REQUEST —
Collect all lines containing the word "with" from the data.

INFORMATION SUPPLIED —
[START]

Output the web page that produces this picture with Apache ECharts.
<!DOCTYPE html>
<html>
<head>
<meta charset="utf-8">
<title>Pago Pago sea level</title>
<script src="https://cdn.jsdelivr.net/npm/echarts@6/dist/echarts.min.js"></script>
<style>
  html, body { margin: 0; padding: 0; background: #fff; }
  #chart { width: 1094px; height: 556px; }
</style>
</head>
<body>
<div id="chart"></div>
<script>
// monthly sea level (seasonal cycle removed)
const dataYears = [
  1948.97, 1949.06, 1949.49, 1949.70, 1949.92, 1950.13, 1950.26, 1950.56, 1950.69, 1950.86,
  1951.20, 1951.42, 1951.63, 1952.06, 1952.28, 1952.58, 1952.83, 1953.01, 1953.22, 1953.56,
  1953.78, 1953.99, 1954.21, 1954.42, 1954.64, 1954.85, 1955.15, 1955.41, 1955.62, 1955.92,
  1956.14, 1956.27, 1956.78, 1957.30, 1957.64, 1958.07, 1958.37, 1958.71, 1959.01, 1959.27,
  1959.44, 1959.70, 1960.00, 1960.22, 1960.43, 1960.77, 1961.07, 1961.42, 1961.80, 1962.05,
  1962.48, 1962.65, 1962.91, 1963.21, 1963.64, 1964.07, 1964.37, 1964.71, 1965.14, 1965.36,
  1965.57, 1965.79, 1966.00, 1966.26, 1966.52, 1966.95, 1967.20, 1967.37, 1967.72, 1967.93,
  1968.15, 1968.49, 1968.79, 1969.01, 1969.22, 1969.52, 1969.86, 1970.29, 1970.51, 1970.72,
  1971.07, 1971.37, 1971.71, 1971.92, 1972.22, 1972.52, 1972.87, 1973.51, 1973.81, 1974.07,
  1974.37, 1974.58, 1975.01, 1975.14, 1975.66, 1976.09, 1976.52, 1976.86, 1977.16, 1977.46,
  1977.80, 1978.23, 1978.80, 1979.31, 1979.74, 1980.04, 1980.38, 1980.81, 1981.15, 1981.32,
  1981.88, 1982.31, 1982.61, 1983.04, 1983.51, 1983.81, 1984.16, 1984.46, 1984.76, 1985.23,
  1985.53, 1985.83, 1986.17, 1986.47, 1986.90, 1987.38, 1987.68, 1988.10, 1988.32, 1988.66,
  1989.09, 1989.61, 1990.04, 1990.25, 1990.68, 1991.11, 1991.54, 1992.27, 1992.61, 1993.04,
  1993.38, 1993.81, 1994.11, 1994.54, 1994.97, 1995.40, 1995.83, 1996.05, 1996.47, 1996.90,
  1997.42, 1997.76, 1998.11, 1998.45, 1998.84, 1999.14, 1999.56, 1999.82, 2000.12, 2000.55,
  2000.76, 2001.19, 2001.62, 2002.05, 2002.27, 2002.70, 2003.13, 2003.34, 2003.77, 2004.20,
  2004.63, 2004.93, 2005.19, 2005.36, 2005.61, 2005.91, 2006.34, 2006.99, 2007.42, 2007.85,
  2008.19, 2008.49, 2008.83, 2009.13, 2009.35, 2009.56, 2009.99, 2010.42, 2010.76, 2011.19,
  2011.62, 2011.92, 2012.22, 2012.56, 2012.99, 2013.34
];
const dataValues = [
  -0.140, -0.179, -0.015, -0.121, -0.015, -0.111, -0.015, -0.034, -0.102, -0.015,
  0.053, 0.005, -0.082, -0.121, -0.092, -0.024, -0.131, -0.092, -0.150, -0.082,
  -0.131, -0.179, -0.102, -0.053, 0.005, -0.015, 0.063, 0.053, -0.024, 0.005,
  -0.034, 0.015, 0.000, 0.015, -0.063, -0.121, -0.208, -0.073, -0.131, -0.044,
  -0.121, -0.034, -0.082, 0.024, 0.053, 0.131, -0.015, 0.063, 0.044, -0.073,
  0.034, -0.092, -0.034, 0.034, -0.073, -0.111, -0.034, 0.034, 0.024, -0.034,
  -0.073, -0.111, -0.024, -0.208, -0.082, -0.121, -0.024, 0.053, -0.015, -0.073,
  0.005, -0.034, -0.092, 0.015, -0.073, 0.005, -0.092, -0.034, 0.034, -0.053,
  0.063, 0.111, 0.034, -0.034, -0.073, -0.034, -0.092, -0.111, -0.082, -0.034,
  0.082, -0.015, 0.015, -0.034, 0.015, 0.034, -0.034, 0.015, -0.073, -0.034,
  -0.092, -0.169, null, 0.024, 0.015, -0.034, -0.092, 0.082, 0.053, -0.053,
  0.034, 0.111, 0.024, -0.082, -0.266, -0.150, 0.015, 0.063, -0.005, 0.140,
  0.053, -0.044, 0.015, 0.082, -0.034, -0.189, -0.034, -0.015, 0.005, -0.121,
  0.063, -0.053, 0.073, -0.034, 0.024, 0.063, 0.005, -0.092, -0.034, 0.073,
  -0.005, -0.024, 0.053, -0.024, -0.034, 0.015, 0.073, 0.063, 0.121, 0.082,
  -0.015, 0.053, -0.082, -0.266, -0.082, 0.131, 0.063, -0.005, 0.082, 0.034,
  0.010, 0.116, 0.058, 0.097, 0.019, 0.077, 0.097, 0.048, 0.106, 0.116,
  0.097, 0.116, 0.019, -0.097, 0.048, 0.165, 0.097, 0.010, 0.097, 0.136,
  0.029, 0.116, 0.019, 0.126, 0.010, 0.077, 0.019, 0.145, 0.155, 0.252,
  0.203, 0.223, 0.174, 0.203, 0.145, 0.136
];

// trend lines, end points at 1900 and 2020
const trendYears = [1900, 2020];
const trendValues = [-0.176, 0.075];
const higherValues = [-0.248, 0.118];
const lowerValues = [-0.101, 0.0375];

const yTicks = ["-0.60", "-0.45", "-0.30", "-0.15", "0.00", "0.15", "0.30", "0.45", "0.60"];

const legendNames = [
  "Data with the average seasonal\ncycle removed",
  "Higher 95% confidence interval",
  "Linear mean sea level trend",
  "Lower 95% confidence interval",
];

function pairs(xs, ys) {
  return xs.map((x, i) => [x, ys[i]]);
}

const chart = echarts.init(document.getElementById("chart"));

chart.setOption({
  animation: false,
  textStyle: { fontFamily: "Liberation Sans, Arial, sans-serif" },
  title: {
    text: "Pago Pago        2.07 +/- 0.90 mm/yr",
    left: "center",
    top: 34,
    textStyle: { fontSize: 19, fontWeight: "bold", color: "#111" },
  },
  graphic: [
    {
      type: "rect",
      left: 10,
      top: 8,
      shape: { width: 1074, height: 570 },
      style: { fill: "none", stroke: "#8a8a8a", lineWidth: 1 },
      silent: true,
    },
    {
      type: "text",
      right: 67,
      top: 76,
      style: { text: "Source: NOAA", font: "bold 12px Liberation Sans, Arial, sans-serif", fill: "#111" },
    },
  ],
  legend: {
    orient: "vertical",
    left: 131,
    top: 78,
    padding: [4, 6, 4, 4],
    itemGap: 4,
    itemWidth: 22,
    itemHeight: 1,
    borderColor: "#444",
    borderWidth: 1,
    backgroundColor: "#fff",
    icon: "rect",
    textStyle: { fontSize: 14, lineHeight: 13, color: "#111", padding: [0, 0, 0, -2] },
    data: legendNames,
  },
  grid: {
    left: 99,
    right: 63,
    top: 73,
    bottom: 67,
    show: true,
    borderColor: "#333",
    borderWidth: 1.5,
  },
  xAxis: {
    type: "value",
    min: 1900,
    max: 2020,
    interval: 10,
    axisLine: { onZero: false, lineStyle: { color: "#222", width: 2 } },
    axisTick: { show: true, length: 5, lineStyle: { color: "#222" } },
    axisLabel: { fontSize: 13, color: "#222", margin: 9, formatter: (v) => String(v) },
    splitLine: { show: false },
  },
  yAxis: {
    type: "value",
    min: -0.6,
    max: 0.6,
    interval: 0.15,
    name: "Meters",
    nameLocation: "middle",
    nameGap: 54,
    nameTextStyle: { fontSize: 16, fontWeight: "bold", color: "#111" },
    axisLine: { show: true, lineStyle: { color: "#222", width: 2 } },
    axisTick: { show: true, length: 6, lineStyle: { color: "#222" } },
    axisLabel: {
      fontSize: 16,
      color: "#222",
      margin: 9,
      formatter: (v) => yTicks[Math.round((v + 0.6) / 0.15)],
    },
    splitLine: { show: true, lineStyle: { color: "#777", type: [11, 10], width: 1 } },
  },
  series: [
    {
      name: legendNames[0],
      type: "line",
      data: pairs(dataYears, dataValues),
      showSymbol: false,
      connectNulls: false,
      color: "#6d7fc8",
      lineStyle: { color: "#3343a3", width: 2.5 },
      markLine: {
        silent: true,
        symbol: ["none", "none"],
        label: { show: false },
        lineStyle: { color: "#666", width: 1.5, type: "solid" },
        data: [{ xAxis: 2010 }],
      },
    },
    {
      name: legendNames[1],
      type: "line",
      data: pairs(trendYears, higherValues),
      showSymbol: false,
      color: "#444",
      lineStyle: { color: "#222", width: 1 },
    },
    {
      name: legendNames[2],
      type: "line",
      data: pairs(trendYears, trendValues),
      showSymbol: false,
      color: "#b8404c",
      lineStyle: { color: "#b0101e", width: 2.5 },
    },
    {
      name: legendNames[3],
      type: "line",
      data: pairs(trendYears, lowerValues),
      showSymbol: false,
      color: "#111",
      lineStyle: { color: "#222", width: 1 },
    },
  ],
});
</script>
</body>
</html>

[END]

REPLY TO THE EXERCISE —
Output the web page that produces this picture with Apache ECharts.
  "Data with the average seasonal\ncycle removed",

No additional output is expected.